Most were on foot. None tried to flee. All were killed in places where they should have been safe—at home, in a car, on a sidewalk, in a park. And in each case, the officer’s fear became a defense, the deaths transformed into footnotes in the story of danger police claim to face.

But for Black Americans, this is not just a pattern; it is a prophecy. A grim, predictable cycle where every encounter with police is a test of survival. Where the officer’s fear is a weapon, and their own fear is a threat. And Kavanaugh’s concurrence gives that fear muscle. It pathologizes flight, turning the desperate decision to run—often a product of fear—into evidence of criminality. It insists that fleeing an encounter with police is itself proof of guilt, that hesitation is a sign of aggression, and that killing becomes a reflex.

He writes of the dangers officers face but never asks why so many Black Americans flee. Not because they are guilty, but because they know that even the most routine stop can become a death sentence.
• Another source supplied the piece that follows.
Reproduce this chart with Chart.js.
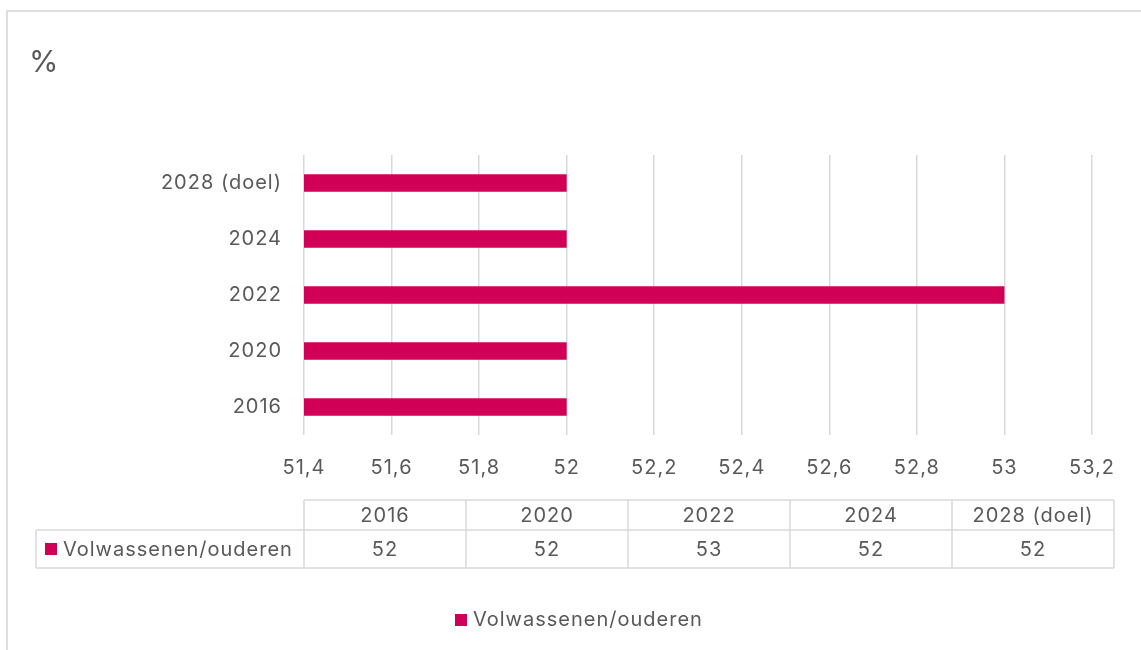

They know that even their silence can be seen as defiance, their compliance as threat. They know that mere dignity can be dangerous.

And for Black families, the fear is not theoretical. It is a shadow that falls over every goodbye. It is the mothers who teach their sons how to speak softly, how to keep their hands visible, how to survive a police encounter without becoming a hashtag. It is the daughters who learn to keep their eyes forward, to say “Yes, sir” and “No, sir” even when they are afraid. It is the wives who pray when the door closes, the fathers who watch the clock, the children who wait for the sound of a key in the lock, hoping that this time their loved one will come home.

But Kavanaugh has no pages for them. No pages for the dead. He devotes paragraph after paragraph to the dangers officers face, spinning a story of chaos and threat, but his vision is a tunnel.

And this is where Barnes v. Felix—a unanimous decision that seemed to restore the promise of the “totality of the circumstances”—becomes something troubling. Because even in a case in which the court unanimously struck down a doctrine that blinded judges to context, four justices went out of their way to speak for police, to tell a story of fear, to plant a flag for a future in which officer anxiety becomes the measure of reasonableness under a framework they insisted needed restoration.

The totality-of-the-circumstances test, though, has always required courts to consider the officer’s perspective. The standard is already built around the officer’s view of events, and yet four justices felt compelled to carve out a separate space for officer fear, as though that fear might be forgotten.

Why add this unnecessary flourish? Because the concurrence is not just a reflection on the facts of Barnes v. Felix; it is a promise that even in a test meant to measure context, the law will always tilt toward the badge.